The idea that university should be neutral about diversity and not have group-specific policies is nothing new. In the age of neoliberal academia, however, it is no longer defended with the argument that benign neglect is in fact genuine equal treatment, or in other words, in the name of the discarded liberal value of equality. It is now defended as simply irrelevant and unnecessary. It is unnecessary because the university is sufficiently diverse (attracting enough international students and scholars), and irrelevant because academia valorizes objective, fair competitions. Under the current regime of quantification, standardization and objectification, it matters not who, but how much. Diversity is irrelevant because academia rewards whoever is good at generating output and monetary value.

For anyone looking at institutional policies up close, however, it is immediately clear that the first justification, the story that the university is diverse enough, is a big lie. No, Dutch universities are not diverse enough. Even at the VU, where statistics are officially suppressed to avoid tarnishing the reputation of the university by what is by now common knowledge that it is turning “black,” the number of students with minority background or as it is called in politically correct parlance first-generation-students is shockingly low. UvA is perhaps the worst of all. In a city where demographers anticipate that the Dutch autochthon population will become just one minority group among many in the coming decade, the university has a negligent number of minority students. When student Lida Daniels called the UvA een blanke eenheidsworst [a white sameness-sausage] some months ago, the angry response was “go to the VU.” No administrator has paid serious attention to Daniels’ call to acknowledge that the university falls way short of the diversity standards of Amsterdam as a city. Amsterdam United is the only voluntary student-led initiative that keeps this issue on the agenda. The 10% percent are left to carry this burden on their own and without any resources.

The second justification that the value of competition, or more generally the market logic that has been so central to our academic lives makes the diversity agenda redundant is just as patently false. The changing conditions for the production of knowledge and its evaluation under a regime of strict content-indifferent quantification is believed to work as equalizers, creating blind, flat and open to all promotion circuits. Neoliberal academia indeed subscribes to technological triumphalism. It claims to be democratic, efficient and progressive in its eagerness to eliminate old guards on permanent contracts. Yet, year after year it reproduces the same type of knowledge, and the same self-perpetuating academic elites. In the neoliberal context, this sorry state is not seen as institutionally or even socially problematic. It is the individual’s failure for having to take a significantly longer route via professional schools to get to university. It is an individual’s failure not to keep up, to fail as academic entrepreneurs or not to have the right skills and enormous cultural capital necessary for generating monetary value under conditions of fierce competition. In this context, diversity is seen as contradicting excellence. The VU’s fear of being perceived as “black” is a case in point; the UvA’s near to zero investment in diversity compared to its grand ambitions in the area of “excellence” is yet another. Amsterdam University College, the preferred choice for sons and daughters of UvA professors, skirts around the shockingly low average despite its modest institutional investment in diversity work. This failure in other words is systemic. Universities urgently need to be rattled up for an inevitable change to occur.

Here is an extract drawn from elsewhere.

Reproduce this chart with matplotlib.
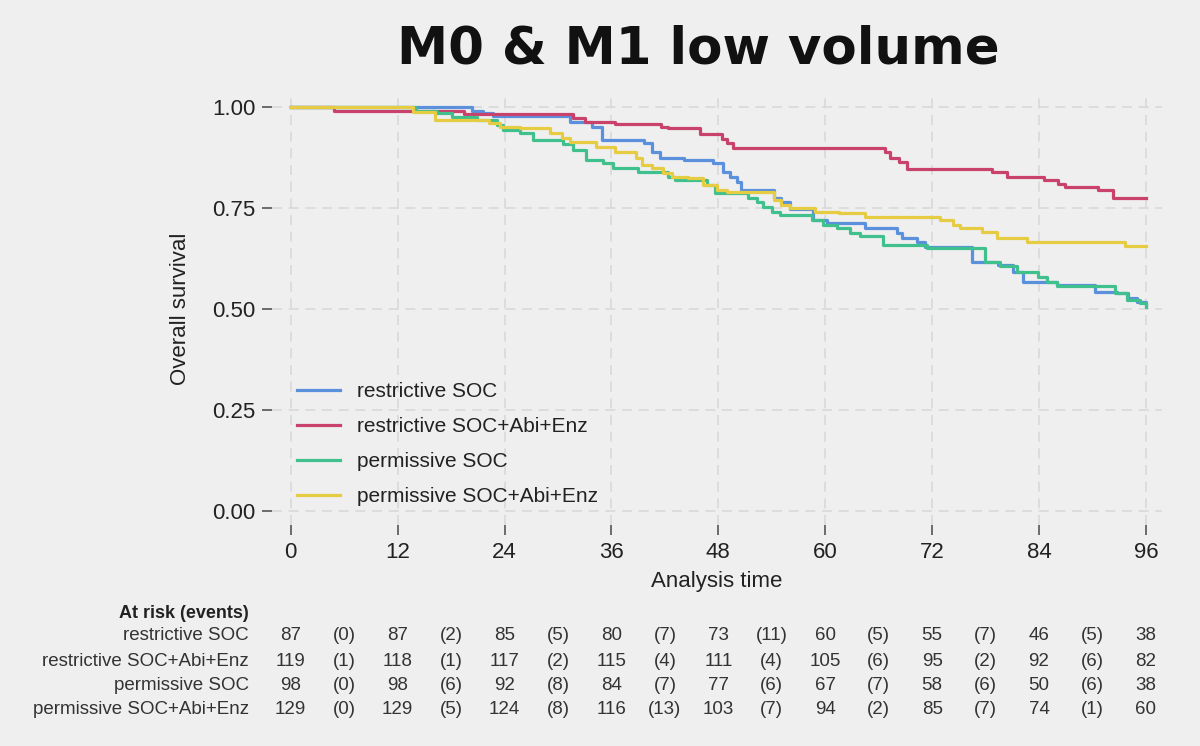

This call for change is coming from within. We are not begging the university to let anyone in. Scholars and students are not seeking any handouts or favors to compensate for their ethnic backgrounds. Students and scholars of color simply are the university of the future. Without the richness of different intellectual lineages, the energies, talents and life experiences of intellectuals with minority backgrounds, Dutch academia is doomed to irrelevance. It is already preposterously obsolete in its detachment from the social environment around it. The university should be committed to civic engagement; it should be filled with proud activists, developing collaborations and support networks that foster and promote diversity. It should embrace the anti-racism movement in the Netherlands, and highly value its educational and social justice agenda. Our new university should be capable of sustaining meaningful relationships not with banks but with regions affected by war, conflict and authoritarianism. Such meaningful relationships can begin with embracing refugees’ right to access higher education. Underground educational programs for asylum seekers should be brought in and fostered by established universities. The struggle against neoliberal academia and for a new university, in short, must not stay restricted to rolling back financialization or rendementsdenken, leaving the diversity agenda last and least, and with it the white university intact. This cause is nothing short of a demand for a true democratization of academia. True democratization begins with holding accountable the current university governance for its institutional racism, failures and misconceptions on diversity. True democratization requires that the new university embodies and envisions the kind of academic community that a super diverse society ought to have. True democratization means building an academic community that fosters solidarity within and outside it, and that lives by, teaches, breeds, preaches and practices anti-racism.